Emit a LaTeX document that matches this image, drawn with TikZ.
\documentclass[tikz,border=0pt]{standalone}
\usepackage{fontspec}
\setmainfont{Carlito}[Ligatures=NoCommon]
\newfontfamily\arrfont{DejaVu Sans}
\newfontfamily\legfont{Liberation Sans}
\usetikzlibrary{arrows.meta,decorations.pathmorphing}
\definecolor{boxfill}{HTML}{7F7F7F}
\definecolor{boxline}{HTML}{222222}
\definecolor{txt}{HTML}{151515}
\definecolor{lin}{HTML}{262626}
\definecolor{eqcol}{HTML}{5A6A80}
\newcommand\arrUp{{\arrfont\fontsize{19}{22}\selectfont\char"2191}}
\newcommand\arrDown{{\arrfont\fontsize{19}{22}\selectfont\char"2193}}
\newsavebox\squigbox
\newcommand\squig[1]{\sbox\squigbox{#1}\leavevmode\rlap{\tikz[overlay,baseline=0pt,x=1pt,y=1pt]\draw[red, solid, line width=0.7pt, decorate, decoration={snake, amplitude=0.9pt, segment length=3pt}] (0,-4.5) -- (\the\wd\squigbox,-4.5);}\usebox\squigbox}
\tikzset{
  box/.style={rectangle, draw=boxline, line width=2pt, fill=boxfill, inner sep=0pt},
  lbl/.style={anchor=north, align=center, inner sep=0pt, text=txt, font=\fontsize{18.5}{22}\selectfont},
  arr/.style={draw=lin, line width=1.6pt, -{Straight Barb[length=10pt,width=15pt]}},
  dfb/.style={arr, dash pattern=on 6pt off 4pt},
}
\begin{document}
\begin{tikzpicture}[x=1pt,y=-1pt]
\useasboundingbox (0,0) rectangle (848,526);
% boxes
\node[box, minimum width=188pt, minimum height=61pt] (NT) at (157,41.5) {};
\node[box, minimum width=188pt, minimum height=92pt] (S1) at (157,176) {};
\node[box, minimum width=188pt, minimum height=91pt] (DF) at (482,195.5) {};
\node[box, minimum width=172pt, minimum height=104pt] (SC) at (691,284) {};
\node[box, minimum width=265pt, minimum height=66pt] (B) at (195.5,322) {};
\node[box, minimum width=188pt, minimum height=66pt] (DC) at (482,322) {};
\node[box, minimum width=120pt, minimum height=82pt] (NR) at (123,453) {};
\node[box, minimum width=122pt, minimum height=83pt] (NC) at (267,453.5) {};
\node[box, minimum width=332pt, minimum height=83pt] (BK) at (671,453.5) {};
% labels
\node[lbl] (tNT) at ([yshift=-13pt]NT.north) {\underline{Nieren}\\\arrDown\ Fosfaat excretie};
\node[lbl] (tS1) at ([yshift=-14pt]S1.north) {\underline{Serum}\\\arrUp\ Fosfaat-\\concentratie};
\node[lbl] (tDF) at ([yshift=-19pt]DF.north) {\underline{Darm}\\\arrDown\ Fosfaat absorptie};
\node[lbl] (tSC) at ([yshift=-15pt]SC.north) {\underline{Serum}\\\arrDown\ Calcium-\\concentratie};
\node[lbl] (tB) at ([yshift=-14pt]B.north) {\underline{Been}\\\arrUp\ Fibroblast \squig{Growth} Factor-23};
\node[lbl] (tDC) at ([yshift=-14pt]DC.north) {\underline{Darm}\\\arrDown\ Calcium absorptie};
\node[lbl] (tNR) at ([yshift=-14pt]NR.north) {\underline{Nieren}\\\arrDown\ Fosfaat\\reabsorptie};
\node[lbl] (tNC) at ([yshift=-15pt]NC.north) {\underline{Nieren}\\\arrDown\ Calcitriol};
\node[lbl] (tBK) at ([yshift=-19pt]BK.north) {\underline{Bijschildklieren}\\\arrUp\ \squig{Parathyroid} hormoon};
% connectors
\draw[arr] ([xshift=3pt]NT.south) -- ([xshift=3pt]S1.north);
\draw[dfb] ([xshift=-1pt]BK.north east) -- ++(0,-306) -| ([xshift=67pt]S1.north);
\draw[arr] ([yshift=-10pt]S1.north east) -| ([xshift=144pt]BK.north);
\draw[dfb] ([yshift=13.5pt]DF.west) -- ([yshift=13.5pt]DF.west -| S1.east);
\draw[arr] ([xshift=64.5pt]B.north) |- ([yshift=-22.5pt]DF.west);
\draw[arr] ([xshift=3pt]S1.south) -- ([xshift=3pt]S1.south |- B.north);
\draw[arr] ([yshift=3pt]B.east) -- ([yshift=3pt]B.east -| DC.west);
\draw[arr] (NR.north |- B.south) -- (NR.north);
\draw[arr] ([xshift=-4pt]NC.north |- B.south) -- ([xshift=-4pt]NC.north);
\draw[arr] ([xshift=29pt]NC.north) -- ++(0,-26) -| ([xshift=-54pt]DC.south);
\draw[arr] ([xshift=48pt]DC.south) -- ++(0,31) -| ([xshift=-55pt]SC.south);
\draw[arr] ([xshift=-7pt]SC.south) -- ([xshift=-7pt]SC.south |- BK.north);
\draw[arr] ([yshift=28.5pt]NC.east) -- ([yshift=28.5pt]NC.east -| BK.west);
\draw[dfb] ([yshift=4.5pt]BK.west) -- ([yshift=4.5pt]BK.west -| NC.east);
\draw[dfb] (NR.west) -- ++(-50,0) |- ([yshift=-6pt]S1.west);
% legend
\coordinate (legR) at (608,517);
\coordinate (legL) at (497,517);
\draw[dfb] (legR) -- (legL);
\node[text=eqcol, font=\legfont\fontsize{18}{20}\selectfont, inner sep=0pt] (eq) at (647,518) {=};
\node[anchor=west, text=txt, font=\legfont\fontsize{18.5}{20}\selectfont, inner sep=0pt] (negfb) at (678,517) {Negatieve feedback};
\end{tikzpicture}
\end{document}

● STATED TASK
Repeat every line of the material exactly as given.

● SOLUTION FOR THIS TASK
Emit a LaTeX document that matches this image, drawn with TikZ.
\documentclass[tikz,border=0pt]{standalone}
\usepackage{fontspec}
\setmainfont{Carlito}[Ligatures=NoCommon]
\newfontfamily\arrfont{DejaVu Sans}
\newfontfamily\legfont{Liberation Sans}
\usetikzlibrary{arrows.meta,decorations.pathmorphing}
\definecolor{boxfill}{HTML}{7F7F7F}
\definecolor{boxline}{HTML}{222222}
\definecolor{txt}{HTML}{151515}
\definecolor{lin}{HTML}{262626}
\definecolor{eqcol}{HTML}{5A6A80}
\newcommand\arrUp{{\arrfont\fontsize{19}{22}\selectfont\char"2191}}
\newcommand\arrDown{{\arrfont\fontsize{19}{22}\selectfont\char"2193}}
\newsavebox\squigbox
\newcommand\squig[1]{\sbox\squigbox{#1}\leavevmode\rlap{\tikz[overlay,baseline=0pt,x=1pt,y=1pt]\draw[red, solid, line width=0.7pt, decorate, decoration={snake, amplitude=0.9pt, segment length=3pt}] (0,-4.5) -- (\the\wd\squigbox,-4.5);}\usebox\squigbox}
\tikzset{
  box/.style={rectangle, draw=boxline, line width=2pt, fill=boxfill, inner sep=0pt},
  lbl/.style={anchor=north, align=center, inner sep=0pt, text=txt, font=\fontsize{18.5}{22}\selectfont},
  arr/.style={draw=lin, line width=1.6pt, -{Straight Barb[length=10pt,width=15pt]}},
  dfb/.style={arr, dash pattern=on 6pt off 4pt},
}
\begin{document}
\begin{tikzpicture}[x=1pt,y=-1pt]
\useasboundingbox (0,0) rectangle (848,526);
% boxes
\node[box, minimum width=188pt, minimum height=61pt] (NT) at (157,41.5) {};
\node[box, minimum width=188pt, minimum height=92pt] (S1) at (157,176) {};
\node[box, minimum width=188pt, minimum height=91pt] (DF) at (482,195.5) {};
\node[box, minimum width=172pt, minimum height=104pt] (SC) at (691,284) {};
\node[box, minimum width=265pt, minimum height=66pt] (B) at (195.5,322) {};
\node[box, minimum width=188pt, minimum height=66pt] (DC) at (482,322) {};
\node[box, minimum width=120pt, minimum height=82pt] (NR) at (123,453) {};
\node[box, minimum width=122pt, minimum height=83pt] (NC) at (267,453.5) {};
\node[box, minimum width=332pt, minimum height=83pt] (BK) at (671,453.5) {};
% labels
\node[lbl] (tNT) at ([yshift=-13pt]NT.north) {\underline{Nieren}\\\arrDown\ Fosfaat excretie};
\node[lbl] (tS1) at ([yshift=-14pt]S1.north) {\underline{Serum}\\\arrUp\ Fosfaat-\\concentratie};
\node[lbl] (tDF) at ([yshift=-19pt]DF.north) {\underline{Darm}\\\arrDown\ Fosfaat absorptie};
\node[lbl] (tSC) at ([yshift=-15pt]SC.north) {\underline{Serum}\\\arrDown\ Calcium-\\concentratie};
\node[lbl] (tB) at ([yshift=-14pt]B.north) {\underline{Been}\\\arrUp\ Fibroblast \squig{Growth} Factor-23};
\node[lbl] (tDC) at ([yshift=-14pt]DC.north) {\underline{Darm}\\\arrDown\ Calcium absorptie};
\node[lbl] (tNR) at ([yshift=-14pt]NR.north) {\underline{Nieren}\\\arrDown\ Fosfaat\\reabsorptie};
\node[lbl] (tNC) at ([yshift=-15pt]NC.north) {\underline{Nieren}\\\arrDown\ Calcitriol};
\node[lbl] (tBK) at ([yshift=-19pt]BK.north) {\underline{Bijschildklieren}\\\arrUp\ \squig{Parathyroid} hormoon};
% connectors
\draw[arr] ([xshift=3pt]NT.south) -- ([xshift=3pt]S1.north);
\draw[dfb] ([xshift=-1pt]BK.north east) -- ++(0,-306) -| ([xshift=67pt]S1.north);
\draw[arr] ([yshift=-10pt]S1.north east) -| ([xshift=144pt]BK.north);
\draw[dfb] ([yshift=13.5pt]DF.west) -- ([yshift=13.5pt]DF.west -| S1.east);
\draw[arr] ([xshift=64.5pt]B.north) |- ([yshift=-22.5pt]DF.west);
\draw[arr] ([xshift=3pt]S1.south) -- ([xshift=3pt]S1.south |- B.north);
\draw[arr] ([yshift=3pt]B.east) -- ([yshift=3pt]B.east -| DC.west);
\draw[arr] (NR.north |- B.south) -- (NR.north);
\draw[arr] ([xshift=-4pt]NC.north |- B.south) -- ([xshift=-4pt]NC.north);
\draw[arr] ([xshift=29pt]NC.north) -- ++(0,-26) -| ([xshift=-54pt]DC.south);
\draw[arr] ([xshift=48pt]DC.south) -- ++(0,31) -| ([xshift=-55pt]SC.south);
\draw[arr] ([xshift=-7pt]SC.south) -- ([xshift=-7pt]SC.south |- BK.north);
\draw[arr] ([yshift=28.5pt]NC.east) -- ([yshift=28.5pt]NC.east -| BK.west);
\draw[dfb] ([yshift=4.5pt]BK.west) -- ([yshift=4.5pt]BK.west -| NC.east);
\draw[dfb] (NR.west) -- ++(-50,0) |- ([yshift=-6pt]S1.west);
% legend
\coordinate (legR) at (608,517);
\coordinate (legL) at (497,517);
\draw[dfb] (legR) -- (legL);
\node[text=eqcol, font=\legfont\fontsize{18}{20}\selectfont, inner sep=0pt] (eq) at (647,518) {=};
\node[anchor=west, text=txt, font=\legfont\fontsize{18.5}{20}\selectfont, inner sep=0pt] (negfb) at (678,517) {Negatieve feedback};
\end{tikzpicture}
\end{document}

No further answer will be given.